Jour de la nèfle. Hier j'ai mangé les premières de mon jardin, les toutes premières d'un néflier dont les premières années furent difficiles : mal orienté, puis transplanté. Il a résisté et cette année enfin a autorisé une récolte. Il y a longtemps (1986), j'ai écrit un texte sur la nèfle. L'occasion de lui donner une seconde vie.
La nèfle est fruit de l’attente. Quand l’automne agonise, elle pend là, au bout d’une branche nue, au détour d’un chemin buissonnier. Vous la croyez à point, mais elle résiste sous vos doigts, plus dure qu’une pierre. Non, il vous faudra encore patienter, jusqu’aux premières gelées blanches. Quand la nature s’engourdit, la nèfle, elle, s’épanouit. Disons-le tout net : elle pourrit. C’est dans cet état, et dans cet état seulement qu’elle est comestible
Mais alors quel régal : déguster une nèfle est un plaisir raffiné. Sachez que sa saveur se mérite : il lui faut le temps du rite.
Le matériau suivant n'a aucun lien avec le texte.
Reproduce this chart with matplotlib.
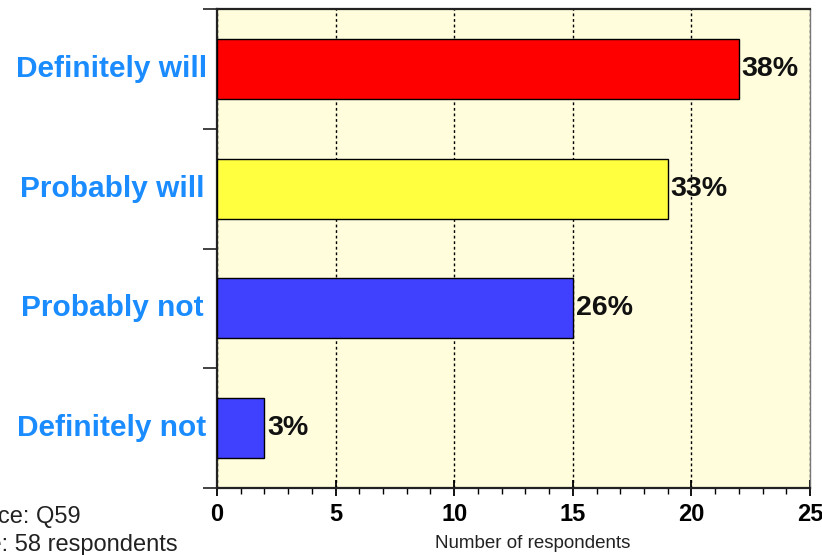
import matplotlib
matplotlib.use('Agg')
import matplotlib.pyplot as plt
from matplotlib.ticker import MultipleLocator, FixedLocator
from matplotlib.transforms import blended_transform_factory

plt.rcParams['font.family'] = ['Liberation Sans', 'DejaVu Sans']

# ── data ──
categories = ['Definitely will', 'Probably will', 'Probably not', 'Definitely not']
counts = [22, 19, 15, 2]
percents = ['38%', '33%', '26%', '3%']
colors = ['#FF0000', '#FFFF40', '#4040FF', '#4040FF']

fig = plt.figure(figsize=(8.22, 5.55), dpi=100)
ax = fig.add_axes([217 / 822, 1 - 488 / 555, (810 - 217) / 822, (488 - 9) / 555])
ax.set_facecolor('#FFFDDC')

ypos = list(range(len(categories)))
ax.barh(ypos, counts, height=0.5, color=colors, edgecolor='black', linewidth=1.0, zorder=3)
for y, c, p in zip(ypos, counts, percents):
    ax.text(c + 0.12, y, p, ha='left', va='center', fontsize=20.5, fontweight='bold',
            color='#111111', zorder=4)

ax.set_xlim(0, 25)
ax.set_ylim(3.5, -0.5)

# category labels centred in the left margin, blue bold
lbl_tr = blended_transform_factory(fig.transFigure, ax.transData)
for y, cat in zip(ypos, categories):
    ax.text(112 / 822, y, cat, ha='center', va='center', fontsize=21.5, fontweight='bold',
            color='#1A8CFF', transform=lbl_tr)

# boundary ticks between categories
ax.yaxis.set_major_locator(FixedLocator([-0.5, 0.5, 1.5, 2.5, 3.5]))
ax.set_yticklabels([])
ax.tick_params(axis='y', direction='out', length=10, width=1.3, color='#333333')

ax.xaxis.set_major_locator(MultipleLocator(5))
ax.xaxis.set_minor_locator(MultipleLocator(1))
ax.tick_params(axis='x', which='major', direction='inout', length=12, width=1.3,
               labelsize=17, pad=5)
ax.tick_params(axis='x', which='minor', direction='out', length=4, width=1.0)
for lab in ax.get_xticklabels():
    lab.set_fontweight('bold')

ax.grid(axis='x', which='major', linestyle=(0, (2, 2)), color='black', linewidth=1.0, zorder=1)

for side in ['left', 'bottom', 'top']:
    ax.spines[side].set_color('#222222')
    ax.spines[side].set_linewidth(1.6)
ax.spines['right'].set_color('#777777')
ax.spines['right'].set_linewidth(1.0)

fig.text(533 / 822, 1 - 543 / 555, 'Number of respondents', ha='center', va='center',
         fontsize=13.5, color='#222222')
fig.text(-52 / 822, 1 - 517 / 555, 'Source: Q59', ha='left', va='center',
         fontsize=17, color='#222222')
fig.text(-52 / 822, 1 - 545 / 555, 'Base: 58 respondents', ha='left', va='center',
         fontsize=17, color='#222222')

fig.savefig('out.png', dpi=100, facecolor='white')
Vous saisissez le fruit entre le pouce et l’index, délicatement, car il se déforme sous la pression de vos doigts, vous incisez sa peau flétrie d’un coup de dents sec et par le petit orifice ainsi pratiqué vous sucez la chair délicate jusqu’à ce que vos lèvres devinent de petits glands tout durs que vous amenez entre langue et palais pour les débarrasser de leur gangue sucrée avant de les recracher.
Parfois une parcelle de chair ambrée se glisse sous votre ongle . Vous le curez longuement entre vos incisives et faites durer le plaisir tout au long de votre promenade. Car la nèfle est la compagne idéale de la marche : discrète, secrète, fraîche sous la rosée. Sa consommation sur toile cirée, ou formica serait sacrilège. Même les guêpes vous le diront.